• **Direction**
Retype exactly what runs from the first line of the data to the line with "import plotly.graph_objects as go", keeping both of those lines and skipping pictures.

%%

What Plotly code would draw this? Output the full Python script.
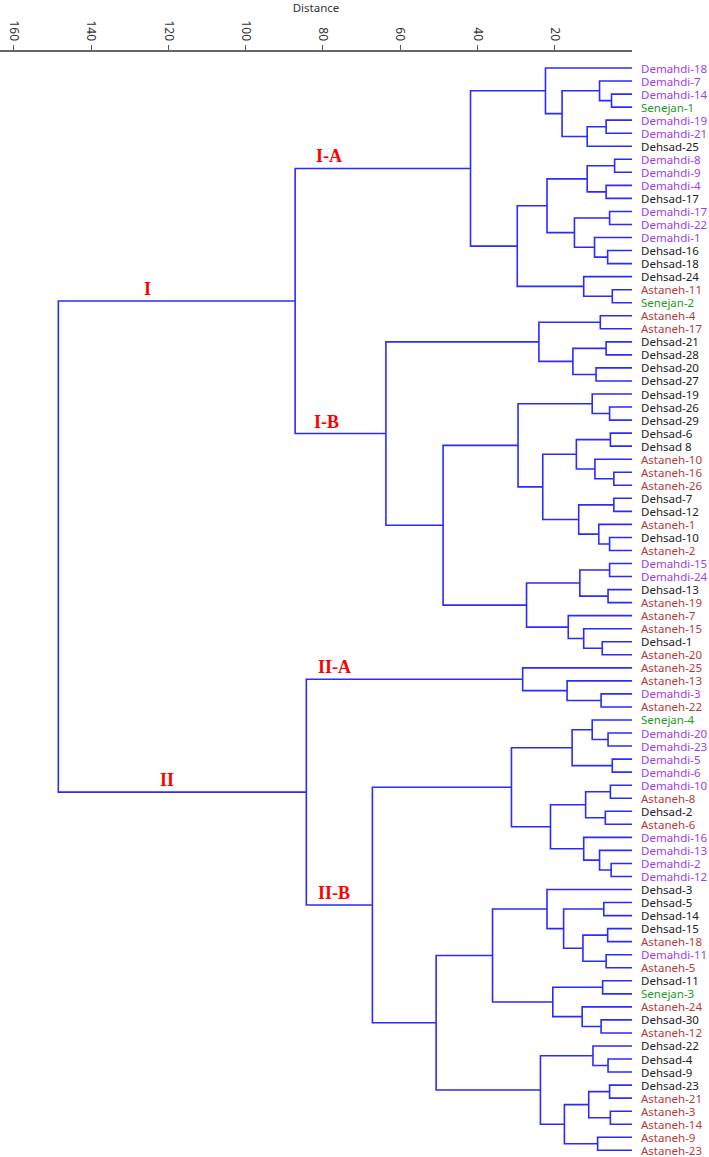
import plotly.graph_objects as go

# dendrogram: each internal node is (merge distance, upper child, lower child)
cluster_IA = (41.8,
    (22.4, "Demahdi-18",
        (18.1, (8.4, "Demahdi-7", (5.3, "Demahdi-14", "Senejan-1")),
               (11.6, (6.7, "Demahdi-19", "Demahdi-21"), "Dehsad-25"))),
    (29.7,
        (22.0, (11.6, (4.5, "Demahdi-8", "Demahdi-9"), (6.7, "Demahdi-4", "Dehsad-17")),
               (14.9, (5.8, "Demahdi-17", "Demahdi-22"),
                      (9.7, "Demahdi-1", (6.3, "Dehsad-16", "Dehsad-18")))),
        (12.5, "Dehsad-24", (5.1, "Astaneh-11", "Senejan-2"))))

cluster_IB = (63.7,
    (24.1, (8.2, "Astaneh-4", "Astaneh-17"),
           (15.3, (6.7, "Dehsad-21", "Dehsad-28"), (9.3, "Dehsad-20", "Dehsad-27"))),
    (48.9,
        (29.5, (10.3, "Dehsad-19", (5.8, "Dehsad-26", "Dehsad-29")),
               (23.1, (14.4, (5.6, "Dehsad-6", "Dehsad 8"),
                             (9.6, "Astaneh-10", (4.7, "Astaneh-16", "Astaneh-26"))),
                      (13.8, (4.7, "Dehsad-7", "Dehsad-12"),
                             (8.6, "Astaneh-1", (5.8, "Dehsad-10", "Astaneh-2"))))),
        (27.3, (13.5, (5.8, "Demahdi-15", "Demahdi-24"), (6.2, "Dehsad-13", "Astaneh-19")),
               (16.5, "Astaneh-7", (12.5, "Astaneh-15", (7.7, "Dehsad-1", "Astaneh-20"))))))

cluster_IIA = (28.3, "Astaneh-25", (16.8, "Astaneh-13", (8.0, "Demahdi-3", "Astaneh-22")))

cluster_IIB = (67.2,
    (31.2,
        (15.5, (10.3, "Senejan-4", (6.2, "Demahdi-20", "Demahdi-23")),
               (5.1, "Demahdi-5", "Demahdi-6")),
        (21.1, (12.0, (5.6, "Demahdi-10", "Astaneh-8"), (6.9, "Dehsad-2", "Astaneh-6")),
               (12.5, "Demahdi-16", (8.4, "Demahdi-13", (5.4, "Demahdi-2", "Demahdi-12"))))),
    (50.7,
        (36.1,
            (22.0, "Dehsad-3",
                (17.7, (7.3, "Dehsad-5", "Dehsad-14"),
                       (12.7, (6.3, "Dehsad-15", "Astaneh-18"), (6.7, "Demahdi-11", "Astaneh-5")))),
            (20.5, (7.6, "Dehsad-11", "Senejan-3"),
                   (12.9, "Astaneh-24", (8.0, "Dehsad-30", "Astaneh-12")))),
        (23.7, (10.1, "Dehsad-22", (6.2, "Dehsad-4", "Dehsad-9")),
               (17.5, (11.2, (5.8, "Dehsad-23", "Astaneh-21"), (5.6, "Astaneh-3", "Astaneh-14")),
                      (8.9, "Astaneh-9", "Astaneh-23")))))

cluster_I = (87.2, cluster_IA, cluster_IB)
cluster_II = (84.3, cluster_IIA, cluster_IIB)
root = (148.5, cluster_I, cluster_II)

tick_vals = [160, 140, 120, 100, 80, 60, 40, 20]

group_colors = {"Demahdi": "#9b3cf0", "Senejan": "#1e9a1e",
                "Dehsad": "#222222", "Astaneh": "#b83a3a"}

leaves = []
seg_x, seg_y = [], []
node_pos = {}


def walk(node):
    if isinstance(node, str):
        leaves.append(node)
        return 0.0, len(leaves) - 1
    h, a, b = node
    ha, ya = walk(a)
    hb, yb = walk(b)
    seg_x.extend([ha, h, h, hb, None])
    seg_y.extend([ya, ya, yb, yb, None])
    y = (ya + yb) / 2
    node_pos[id(node)] = (h, y)
    return h, y


walk(root)

fig = go.Figure()
fig.add_trace(go.Scatter(x=seg_x, y=seg_y, mode="lines",
                         line=dict(color="#2b2bff", width=1.6),
                         hoverinfo="skip", showlegend=False))

for i, name in enumerate(leaves):
    grp = name.split("-")[0].split(" ")[0]
    fig.add_annotation(x=0, y=i, text=name, showarrow=False, xanchor="left",
                       xshift=7, font=dict(family="Noto Sans", size=11.5,
                                           color=group_colors[grp]))

# cluster names, placed just above the branch that leads into each cluster
cluster_labels = [("I", cluster_I, 125.3), ("II", cluster_II, 120.4),
                  ("I-A", cluster_IA, 78.4), ("I-B", cluster_IB, 79.0),
                  ("II-A", cluster_IIA, 77.0), ("II-B", cluster_IIB, 77.1)]
for txt, node, xd in cluster_labels:
    _, ny = node_pos[id(node)]
    fig.add_annotation(x=xd, y=ny, text="<b>%s</b>" % txt, showarrow=False,
                       yanchor="bottom", yshift=0,
                       font=dict(family="Liberation Serif", size=18,
                                 color="#ff0000"))

fig.update_layout(
    width=709, height=1157,
    margin=dict(l=0, r=77, t=52, b=2),
    plot_bgcolor="white", paper_bgcolor="white",
    showlegend=False,
    xaxis=dict(range=[163.6, 0], side="top", tickvals=tick_vals,
               tickangle=90, ticks="outside", ticklen=5, tickwidth=1.2,
               tickcolor="#555555", showline=True, linecolor="#666666",
               linewidth=1.5, showgrid=False, zeroline=False,
               tickfont=dict(family="Noto Sans", size=12, color="#333333"),
               title=dict(text="Distance", standoff=6,
                          font=dict(family="Noto Sans", size=11.5, color="#333333"))),
    yaxis=dict(range=[83.36, -1.227], visible=False, showgrid=False,
               zeroline=False),
)

fig.write_html("out.html", config={"displayModeBar": False},
               post_script="document.body.style.margin='0';"
                           "document.body.style.overflow='hidden';")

%%

• **In response**
What Plotly code would draw this? Output the full Python script.
import plotly.graph_objects as go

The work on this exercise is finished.